Quando se fala de nudez falamos da nudez literária ou do corpo-próprio? O filósofo judeu, como nós, muito além de nós, Emmanuel Levinas reitera esta saga do corpo na sua presença impresente ou na sua livre premência dum ser aberto sem intimidade ou como espírito ou emoção pura emergente dum rapto estético ou resgate ético: “na nudez envergonhada não se trata somente da nudez do corpo. Mas não é por acaso que sob a forma tenaz do pudor a vergonha se relaciona em primeiro lugar ao nosso corpo. (…) O que aparece na vergonha é assim precisamente o facto de estarmos fixados a nós mesmos, a impossibilidade radical de fugir para dos escondermos de nós mesmos, a presença irremissível do eu em si mesmo.
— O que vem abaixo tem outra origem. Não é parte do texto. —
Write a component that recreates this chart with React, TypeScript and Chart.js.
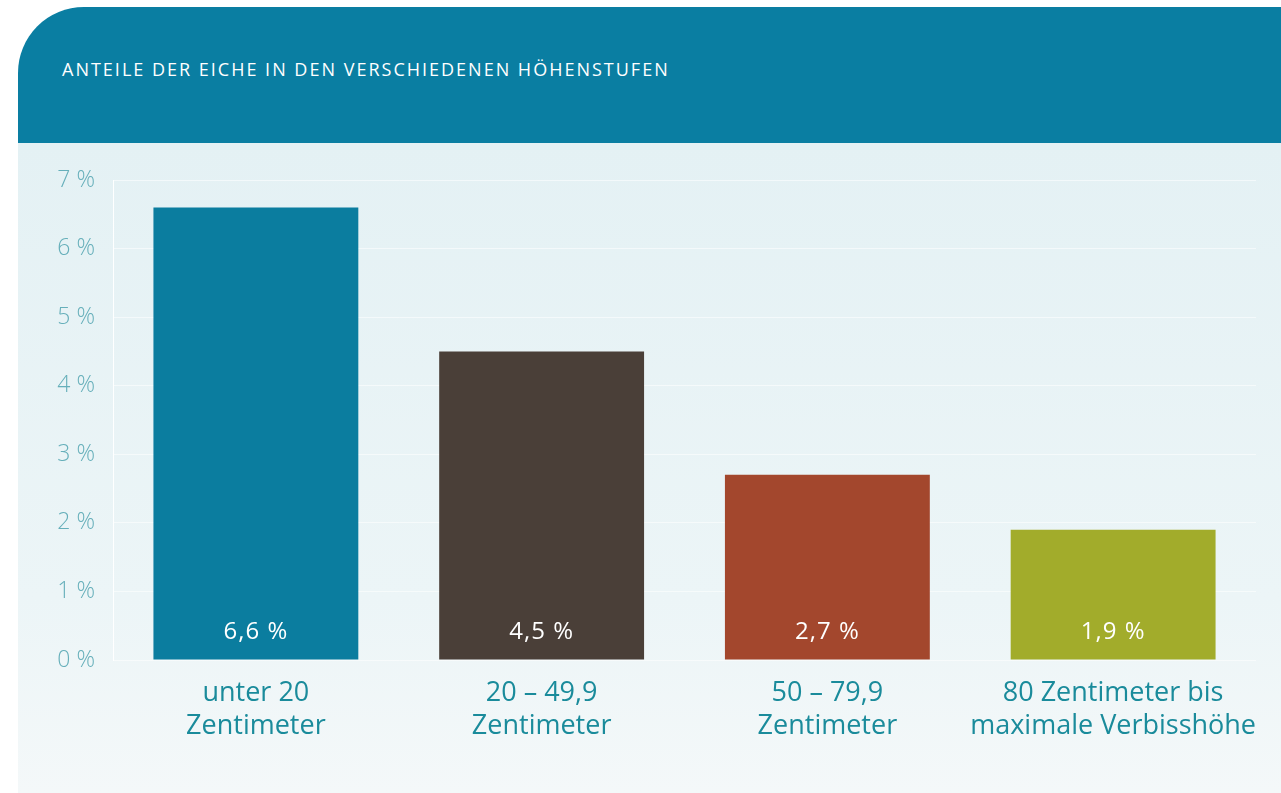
import React, { useEffect, useRef } from "react";
import { Chart, registerables } from "chart.js";

Chart.register(...registerables);

const title = "ANTEILE DER EICHE IN DEN VERSCHIEDENEN HÖHENSTUFEN";
const categories: string[][] = [
  ["unter 20", "Zentimeter"],
  ["20 – 49,9", "Zentimeter"],
  ["50 – 79,9", "Zentimeter"],
  ["80 Zentimeter bis", "maximale Verbisshöhe"],
];
const values = [6.6, 4.5, 2.7, 1.9];
const valueLabels = ["6,6 %", "4,5 %", "2,7 %", "1,9 %"];
const barColors = ["#0b7d9f", "#4a3f38", "#a3472d", "#a2ac2b"];
const yTicks = [0, 1, 2, 3, 4, 5, 6, 7];

const FONT = "'Open Sans', 'Noto Sans', sans-serif";

const valueLabelPlugin = {
  id: "valueLabels",
  afterDatasetsDraw(chart: any) {
    const ctx = chart.ctx;
    const meta = chart.getDatasetMeta(0);
    const yScale = chart.scales.y;
    ctx.save();
    ctx.fillStyle = "#ffffff";
    ctx.font = `400 24px ${FONT}`;
    try {
      (ctx as any).letterSpacing = "1px";
    } catch (e) {}
    ctx.textAlign = "center";
    ctx.textBaseline = "middle";
    meta.data.forEach((bar: any, i: number) => {
      ctx.fillText(valueLabels[i], bar.x, yScale.getPixelForValue(0) - 28);
    });
    ctx.restore();
  },
};

export default function App() {
  const ref = useRef<HTMLCanvasElement | null>(null);

  useEffect(() => {
    document.body.style.margin = "0";
    const canvas = ref.current;
    if (!canvas) return;
    const chart = new Chart(canvas, {
      type: "bar",
      data: {
        labels: categories,
        datasets: [
          {
            data: values,
            backgroundColor: barColors,
            borderWidth: 0,
            categoryPercentage: 1,
            barPercentage: 0.717,
          },
        ],
      },
      options: {
        animation: false,
        responsive: false,
        maintainAspectRatio: false,
        layout: { padding: { top: 37, right: 25, left: 0, bottom: 0 } },
        plugins: {
          legend: { display: false },
          tooltip: { enabled: false },
        },
        scales: {
          x: {
            grid: { display: false, drawTicks: false },
            border: { display: false },
            ticks: {
              color: "#1a8b9b",
              font: { family: FONT, size: 27, weight: 400, lineHeight: 1.22 },
              padding: 17,
              maxRotation: 0,
              autoSkip: false,
            },
            afterFit(scale: any) {
              scale.height = 133;
            },
          },
          y: {
            min: 0,
            max: 7,
            afterBuildTicks(scale: any) {
              scale.ticks = yTicks.map((v) => ({ value: v }));
            },
            grid: {
              color: "rgba(255,255,255,0.55)",
              lineWidth: 1,
              drawTicks: false,
            },
            border: { display: true, color: "rgba(255,255,255,0.95)", width: 1 },
            ticks: {
              color: "#66afba",
              font: { family: FONT, size: 23, weight: 300 },
              padding: 18,
              callback: (v: any) => `${v} %`,
            },
            afterFit(scale: any) {
              scale.width = 95;
            },
          },
        },
      },
      plugins: [valueLabelPlugin],
    });
    return () => chart.destroy();
  }, []);

  return (
    <div
      style={{
        position: "fixed",
        left: 0,
        top: 0,
        width: 1281,
        height: 793,
        background: "#ffffff",
        overflow: "hidden",
      }}
    >
      <div
        style={{
          position: "absolute",
          left: 18,
          top: 143,
          width: 1263,
          height: 650,
          background: "linear-gradient(180deg, #e4f1f4 0%, #ecf5f7 70%, #f4f8f9 100%)",
        }}
      />
      <div
        style={{
          position: "absolute",
          left: 18,
          top: 7,
          width: 1263,
          height: 136,
          background: "#0a7ea2",
          borderTopLeftRadius: 66,
        }}
      >
        <div
          style={{
            position: "absolute",
            left: 44,
            top: 49,
            lineHeight: "26px",
            color: "#ffffff",
            fontFamily: FONT,
            fontSize: 18,
            letterSpacing: 2,
            whiteSpace: "nowrap",
          }}
        >
          {title}
        </div>
      </div>
      <canvas
        ref={ref}
        width={1263}
        height={650}
        style={{ position: "absolute", left: 18, top: 143, width: 1263, height: 650 }}
      />
    </div>
  );
}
A nudez é envergonhada quando é a manifestação do nosso ser, da sua intimidade última. E a do nosso corpo não é a nudez de uma coisa material antítese do espírito, mas a nudez do nosso ser total em toda a sua plenitude e solidez, da sua expressão mais brutal de que não poderíamos não lavrar acta. O apito que engole Charlie Chaplin em «Luzes da Ribalta» faz rebentar o escândalo da presença brutal do seu ser; é como o aparelho registador que permite desvelar as manifestações discretas duma presença que o trajo lendário de Charlot dissimula porém, com dificuldade. Quando o corpo perde o seu carácter de intimidade, esse carácter de existência dum si mesmo, cessa de ser envergonhado. Tal o tronco nu do pugilista. A nudez da bailarina de music-hall que se exibe — quaisquer que sejam os efeitos que daí espere o empresário — não é necessariamente a marca dum ser envergonhado pois que o seu corpo pode aparecer-lhe com esta exterioridade a si mesmo que o cobre por isso mesmo. Nem tudo o que está sem vestimenta está nu” (Emmanuel Levinas, Da Evasão, Estratégias Criativas, Porto 2001, c. V). E ser nu assim não é estar bem vestido? Ou melhor, ser homem? Ser autor?